Recently, I saw an article in the Atlantic titled “Coping with Bad News.” It was about pediatric doctors at Johns Hopkins University who treat very sick children — “the ones with severe neurological problems that cause profound developmental delays, or with cancers slowly ravaging their bodies, or severe organ failures.”
They physicians said they struggle with how to counsel the families.
“When a child is dying … I need to be … calm and not running away, not engaging in my own emotional response in that situation,” said one.
The parents, of course, have an even greater task: receiving the bad news and coping with it.
“When a child is chronically ill, the whole family feels the pain, particularly the parents,” says an article in the New York Times titled “Love, Anger and Guilt: Coping With a Child’s Chronic Illness. “Mothers and fathers talk about the guilt, anger and sheer exhaustion. Brothers and sisters can feel neglected.”

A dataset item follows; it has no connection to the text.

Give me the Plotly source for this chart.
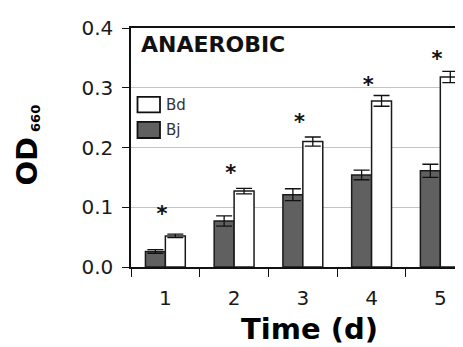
import plotly.graph_objects as go

days = [1, 2, 3, 4, 5]
day_labels = ["1", "2", "3", "4", "5"]
bj_vals = [0.026, 0.077, 0.121, 0.154, 0.161]
bj_err = [0.003, 0.0085, 0.010, 0.008, 0.011]
bd_vals = [0.052, 0.127, 0.210, 0.278, 0.318]
bd_err = [0.003, 0.0045, 0.0076, 0.009, 0.0093]
star_y = [0.085, 0.155, 0.239, 0.301, 0.346]
y_ticks = [0.0, 0.1, 0.2, 0.3, 0.4]
y_tick_labels = ["0.0", "0.1", "0.2", "0.3", "0.4"]

FONT = "DejaVu Sans"
W, H = 463, 347
OFF = 8  # page body margin in the browser
# target screen positions of the plot area
SL, ST, SB, SR = 131, 28.3, 266.7, 463
L = SL - OFF
T = ST - OFF
B = H - (SB - OFF)
R = W - (SR - OFF)

fig = go.Figure()
fig.add_trace(go.Bar(
    x=days, y=bj_vals, name="Bj",
    marker=dict(color="#606060", line=dict(color="#1a1a1a", width=1.5)),
    error_y=dict(type="data", array=bj_err, color="#111", thickness=1.3, width=8),
))
fig.add_trace(go.Bar(
    x=days, y=bd_vals, name="Bd",
    marker=dict(color="white", line=dict(color="#1a1a1a", width=1.5)),
    error_y=dict(type="data", array=bd_err, color="#111", thickness=1.3, width=8),
))
fig.add_trace(go.Scatter(
    x=[d - 0.05 for d in days], y=star_y, mode="text", text=["*"] * len(days),
    textfont=dict(family=FONT, size=21, color="#111", weight="bold"),
    textposition="middle center",
    showlegend=False, hoverinfo="skip",
))

fig.update_layout(
    width=W, height=H, margin=dict(l=L, r=R, t=T, b=B, pad=0),
    paper_bgcolor="white", plot_bgcolor="white",
    barmode="group", bargap=0.42, bargroupgap=0,
    showlegend=False,
    font=dict(family=FONT, color="#111"),
)
fig.update_xaxes(
    range=[0.5, 5.33], tickvals=days, ticktext=day_labels, ticks="",
    tickfont=dict(family=FONT, size=20, color="#1a1a1a"), ticklabelstandoff=12,
    showline=True, linecolor="#111", linewidth=1.5, mirror=True,
    showgrid=False, zeroline=False,
    minor=dict(tickvals=[0.5, 1.5, 2.5, 3.5, 4.5, 5.5], ticks="outside", ticklen=8,
               tickcolor="#111", tickwidth=1.3, showgrid=False),
)
fig.update_yaxes(
    range=[0, 0.4], tickvals=y_ticks, ticktext=y_tick_labels,
    ticks="outside", ticklen=7, tickcolor="#111", tickwidth=1.3,
    tickfont=dict(family=FONT, size=20, color="#1a1a1a"), ticklabelstandoff=5,
    showline=True, linecolor="#111", linewidth=1.5,
    showgrid=True, gridcolor="#c4c4c4", gridwidth=1, zeroline=False,
)

pw = W - L - R
ph = H - T - B

def px_x(x):  # screen px -> paper
    return (x - OFF - L) / pw

def px_y(y):
    return (H - B - (y - OFF)) / ph

# legend (drawn manually)
fig.add_shape(type="rect", xref="paper", yref="paper",
              x0=px_x(137.5), x1=px_x(160), y0=px_y(112.5), y1=px_y(97),
              fillcolor="white", line=dict(color="#111", width=1.8))
fig.add_shape(type="rect", xref="paper", yref="paper",
              x0=px_x(137.5), x1=px_x(160), y0=px_y(138), y1=px_y(122),
              fillcolor="#606060", line=dict(color="#111", width=1.8))
fig.add_annotation(text="Bd", xref="paper", yref="paper", x=px_x(164), y=px_y(105),
                   xanchor="left", yanchor="middle", showarrow=False,
                   font=dict(family=FONT, size=15, color="#333"))
fig.add_annotation(text="Bj", xref="paper", yref="paper", x=px_x(164), y=px_y(130),
                   xanchor="left", yanchor="middle", showarrow=False,
                   font=dict(family=FONT, size=15, color="#333"))

fig.add_annotation(text="<b>ANAEROBIC</b>", xref="paper", yref="paper",
                   x=px_x(139), y=px_y(45), xanchor="left", yanchor="middle",
                   showarrow=False, font=dict(family=FONT, size=22, color="#111"))

fig.add_annotation(text="<b>Time (d)</b>", xref="paper", yref="paper",
                   x=px_x(309), y=px_y(329), xanchor="center", yanchor="middle",
                   showarrow=False, font=dict(family=FONT, size=29, color="#000"))

fig.add_annotation(text="<b>OD</b>", xref="paper", yref="paper", textangle=-90,
                   x=px_x(27), y=px_y(161.5), xanchor="center", yanchor="middle",
                   showarrow=False, font=dict(family=FONT, size=29, color="#000"))
fig.add_annotation(text="<b>660</b>", xref="paper", yref="paper", textangle=-90,
                   x=px_x(36), y=px_y(119), xanchor="center", yanchor="middle",
                   showarrow=False, font=dict(family=FONT, size=13, color="#000"))

fig.write_html("out.html")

Parents share their stories
The author interviewed five mothers of severely ill children. One mom, for instance, had a 15-year-old epileptic daughter who suffered as many as 80 seizures a day.
“It drains the family emotionally and financially,” the woman said. “You are at the hospital all day with one child and then you come home to two more children who need attention. You feel like a machine; you just keep going. I don’t think I slept well for five years. I just kept pushing.”
Another woman had an adult daughter who suffered trauma at birth and has never been able to talk or walk. She has the functional ability of a preschooler.
“I went through a stage when I was pretty mad at God,” the mom said. “I was literally suicidal for two to three years. … I never went back to work after Jessie was born. That was another stress in my marriage, going from two incomes to one. Plus, children like Jessie are really difficult to manage. She would have bouts of one to two hours of nonstop screaming.”
A third mother had an 8-year-old daughter with severe learning disabilities, obsessive compulsive disorder and attention deficit hyperactivity disorder.
“Very little is written about the mental devastation on the parents,” she said. “I went through a major depression when Rachel was diagnosed, and it forced me to look inward and re-examine myself. It forced me to re-examine my own abilities to handle stress and grief.”
All parents, even those with healthy children, face disappointment and despair in raising kids. I can’t imagine the far more profound challenges that parents of severely ill or dying kids face.
I commend them. Their struggles should make us all appreciate our blessings.